> _Task_
Leaving out the pictures, retype the lines from the beginning of the listing through the line containing "6.1, 6.2, 6.0];".

> _Information supplied_
====

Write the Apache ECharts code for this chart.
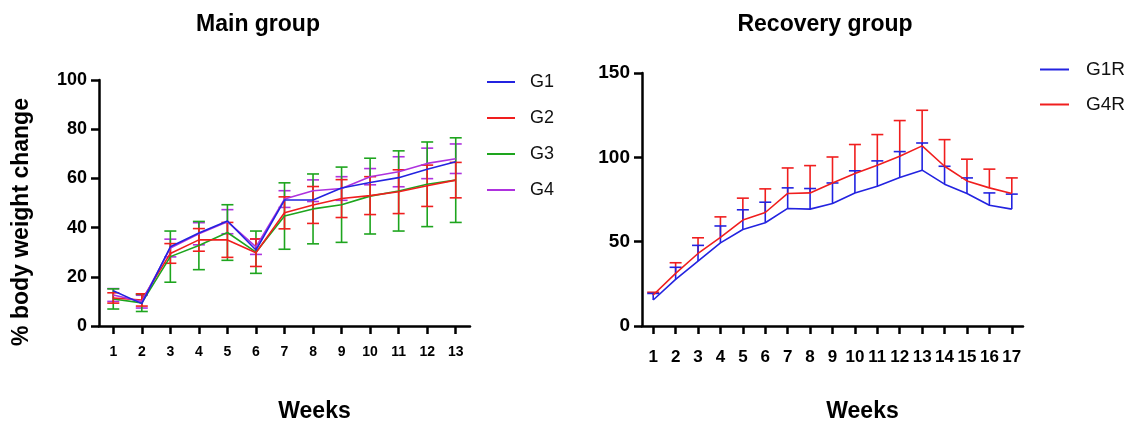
<!DOCTYPE html>
<html>
<head>
<meta charset="utf-8">
<script src="https://cdn.jsdelivr.net/npm/echarts@6/dist/echarts.min.js"></script>
<style>
  html, body { margin: 0; padding: 0; background: #fff; }
  #chart { width: 1132px; height: 422px; }
</style>
</head>
<body>
<div id="chart"></div>
<script>
// main group, weeks 1-13 (mean and SD, % body weight change)
const mainWeeks = ['1', '2', '3', '4', '5', '6', '7', '8', '9', '10', '11', '12', '13'];
const g1Mean = [14.3, 9.1, 32.2, 37.8, 42.7, 30.9, 51.2, 51.2, 56.1, 58.3, 60.3, 63.7, 66.8];
const g2Mean = [11.4, 10.6, 29.5, 35.0, 35.0, 29.8, 46.0, 49.2, 51.8, 53.0, 54.6, 57.0, 59.3];
const g2Sd = [2.1, 2.5, 4.0, 4.6, 7.1, 5.6, 6.5, 7.5, 7.7, 7.7, 8.9, 8.4, 7.2];
const g3Mean = [11.0, 9.4, 28.2, 32.7, 38.0, 30.0, 44.7, 47.6, 49.3, 52.8, 54.9, 57.6, 59.3];
const g3Sd = [4.1, 3.5, 10.4, 9.8, 11.3, 8.6, 13.5, 14.2, 15.3, 15.4, 16.3, 17.2, 17.2];
const g4Mean = [12.6, 9.9, 31.7, 37.5, 42.4, 32.2, 51.6, 55.0, 55.9, 60.7, 62.7, 66.1, 68.0];
const g4Sd = [2.6, 2.6, 3.6, 4.5, 4.9, 3.1, 3.4, 4.4, 4.8, 3.3, 6.1, 6.2, 6.0];

// recovery group, weeks 1-17
const recWeeks = ['1', '2', '3', '4', '5', '6', '7', '8', '9', '10', '11', '12', '13', '14', '15', '16', '17'];
const g1rMean = [15.4, 27.6, 38.5, 49.3, 57.2, 61.2, 69.7, 69.3, 72.6, 78.9, 82.9, 88.0, 92.4, 84.1, 78.6, 71.6, 69.3];
const g1rSd = [3.9, 7.2, 9.3, 10.0, 11.7, 12.2, 12.2, 12.2, 12.2, 13.1, 15.0, 15.4, 16.1, 10.6, 9.2, 7.3, 8.9];
const g4rMean = [18.4, 31.2, 43.0, 52.5, 62.8, 67.3, 78.6, 78.9, 84.8, 90.4, 95.3, 100.6, 106.8, 94.7, 86.0, 81.9, 78.6];
const g4rSd = [1.6, 6.3, 9.3, 12.2, 13.0, 14.0, 15.1, 16.2, 15.4, 17.2, 18.2, 21.2, 21.1, 15.8, 12.9, 11.1, 9.2];

const BLUE = '#2323e0';
const RED = '#f01e1e';
const GREEN = '#1ea51e';
const PURPLE = '#ae32de';
const FONT = '"Liberation Sans", Arial, sans-serif';

function bothSides(mean, sd) {
  return mean.map((m, i) => [i, m - sd[i], m + sd[i]]);
}
function upperSide(mean, sd) {
  return mean.map((m, i) => [i, m, m + sd[i]]);
}

function errorBars(color, capW, withLow) {
  return function (params, api) {
    const idx = api.value(0);
    const lo = api.coord([idx, api.value(1)]);
    const hi = api.coord([idx, api.value(2)]);
    const style = { stroke: color, lineWidth: 1.6, fill: null };
    const kids = [
      { type: 'line', shape: { x1: hi[0], y1: hi[1], x2: lo[0], y2: lo[1] }, style: style },
      { type: 'line', shape: { x1: hi[0] - capW / 2, y1: hi[1], x2: hi[0] + capW / 2, y2: hi[1] }, style: style }
    ];
    if (withLow) {
      kids.push({ type: 'line', shape: { x1: lo[0] - capW / 2, y1: lo[1], x2: lo[0] + capW / 2, y2: lo[1] }, style: style });
    }
    return { type: 'group', children: kids };
  };
}

function errSeries(data, color, axis, withLow) {
  return {
    type: 'custom',
    xAxisIndex: axis,
    yAxisIndex: axis,
    renderItem: errorBars(color, 12, withLow),
    encode: { x: 0, y: [1, 2] },
    data: data,
    z: 2,
    silent: true
  };
}

function lineSeries(name, data, color, axis) {
  return {
    name: name,
    type: 'line',
    xAxisIndex: axis,
    yAxisIndex: axis,
    data: data,
    symbol: 'none',
    color: color,
    lineStyle: { color: color, width: 1.6 },
    z: 3
  };
}

const axisLine = { show: true, lineStyle: { color: '#000', width: 2.5 } };
const axisTick = { show: true, length: 8, lineStyle: { color: '#000', width: 2.5 } };

const chart = echarts.init(document.getElementById('chart'));
chart.setOption({
  backgroundColor: '#fff',
  animation: false,
  textStyle: { fontFamily: FONT },
  title: [
    { text: 'Main group', left: 253, top: 8, textAlign: 'center',
      textStyle: { fontFamily: FONT, fontSize: 23, fontWeight: 'bold', color: '#000' } },
    { text: 'Recovery group', left: 820, top: 8, textAlign: 'center',
      textStyle: { fontFamily: FONT, fontSize: 23, fontWeight: 'bold', color: '#000' } }
  ],
  legend: [
    { data: ['G1', 'G2', 'G3', 'G4'], orient: 'vertical', left: 482, top: 68,
      icon: 'rect', itemWidth: 28, itemHeight: 2, itemGap: 18,
      textStyle: { fontFamily: FONT, fontSize: 18, color: '#111', padding: [0, 0, 0, 10] } },
    { data: ['G1R', 'G4R'], orient: 'vertical', left: 1035, top: 55,
      icon: 'rect', itemWidth: 29, itemHeight: 2, itemGap: 16,
      textStyle: { fontFamily: FONT, fontSize: 19, color: '#111', padding: [0, 0, 0, 12] } }
  ],
  grid: [
    { left: 99, top: 80, right: 662, bottom: 96, containLabel: false, outerBoundsMode: 'none' },
    { left: 642, top: 73, right: 109, bottom: 96, containLabel: false, outerBoundsMode: 'none' }
  ],
  xAxis: [
    { type: 'category', gridIndex: 0, data: mainWeeks,
      name: 'Weeks', nameLocation: 'middle', nameGap: 74,
      nameTextStyle: { fontFamily: FONT, fontSize: 23, fontWeight: 'bold', color: '#000', padding: [0, 0, 0, 60] },
      axisLine: axisLine, axisTick: Object.assign({ alignWithLabel: true, interval: 0 }, axisTick),
      axisLabel: { interval: 0, margin: 19, fontFamily: FONT, fontSize: 14, fontWeight: 'bold', color: '#000' } },
    { type: 'category', gridIndex: 1, data: recWeeks,
      name: 'Weeks', nameLocation: 'middle', nameGap: 74,
      nameTextStyle: { fontFamily: FONT, fontSize: 23, fontWeight: 'bold', color: '#000', padding: [0, 0, 0, 60] },
      axisLine: axisLine, axisTick: Object.assign({ alignWithLabel: true, interval: 0 }, axisTick),
      axisLabel: { interval: 0, margin: 23, fontFamily: FONT, fontSize: 17, fontWeight: 'bold', color: '#000' } }
  ],
  yAxis: [
    { type: 'value', gridIndex: 0, min: 0, max: 100, interval: 20,
      name: '% body weight change', nameLocation: 'middle', nameGap: 66,
      nameTextStyle: { fontFamily: FONT, fontSize: 23, fontWeight: 'bold', color: '#000', padding: [0, 38, 0, 0] },
      axisLine: axisLine, axisTick: axisTick, splitLine: { show: false },
      axisLabel: { margin: 12, fontFamily: FONT, fontSize: 18, fontWeight: 'bold', color: '#000' } },
    { type: 'value', gridIndex: 1, min: 0, max: 150, interval: 50,
      axisLine: axisLine, axisTick: axisTick, splitLine: { show: false },
      axisLabel: { margin: 12, fontFamily: FONT, fontSize: 19, fontWeight: 'bold', color: '#000' } }
  ],
  series: [
    errSeries(bothSides(g4Mean, g4Sd), PURPLE, 0, true),
    errSeries(bothSides(g3Mean, g3Sd), GREEN, 0, true),
    errSeries(bothSides(g2Mean, g2Sd), RED, 0, true),
    lineSeries('G3', g3Mean, GREEN, 0),
    lineSeries('G2', g2Mean, RED, 0),
    lineSeries('G4', g4Mean, PURPLE, 0),
    lineSeries('G1', g1Mean, BLUE, 0),
    errSeries(upperSide(g4rMean, g4rSd), RED, 1, false),
    errSeries(upperSide(g1rMean, g1rSd), BLUE, 1, false),
    lineSeries('G4R', g4rMean, RED, 1),
    lineSeries('G1R', g1rMean, BLUE, 1)
  ]
});
</script>
</body>
</html>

====

> _The answer_
Write the Apache ECharts code for this chart.
<!DOCTYPE html>
<html>
<head>
<meta charset="utf-8">
<script src="https://cdn.jsdelivr.net/npm/echarts@6/dist/echarts.min.js"></script>
<style>
  html, body { margin: 0; padding: 0; background: #fff; }
  #chart { width: 1132px; height: 422px; }
</style>
</head>
<body>
<div id="chart"></div>
<script>
// main group, weeks 1-13 (mean and SD, % body weight change)
const mainWeeks = ['1', '2', '3', '4', '5', '6', '7', '8', '9', '10', '11', '12', '13'];
const g1Mean = [14.3, 9.1, 32.2, 37.8, 42.7, 30.9, 51.2, 51.2, 56.1, 58.3, 60.3, 63.7, 66.8];
const g2Mean = [11.4, 10.6, 29.5, 35.0, 35.0, 29.8, 46.0, 49.2, 51.8, 53.0, 54.6, 57.0, 59.3];
const g2Sd = [2.1, 2.5, 4.0, 4.6, 7.1, 5.6, 6.5, 7.5, 7.7, 7.7, 8.9, 8.4, 7.2];
const g3Mean = [11.0, 9.4, 28.2, 32.7, 38.0, 30.0, 44.7, 47.6, 49.3, 52.8, 54.9, 57.6, 59.3];
const g3Sd = [4.1, 3.5, 10.4, 9.8, 11.3, 8.6, 13.5, 14.2, 15.3, 15.4, 16.3, 17.2, 17.2];
const g4Mean = [12.6, 9.9, 31.7, 37.5, 42.4, 32.2, 51.6, 55.0, 55.9, 60.7, 62.7, 66.1, 68.0];
const g4Sd = [2.6, 2.6, 3.6, 4.5, 4.9, 3.1, 3.4, 4.4, 4.8, 3.3, 6.1, 6.2, 6.0];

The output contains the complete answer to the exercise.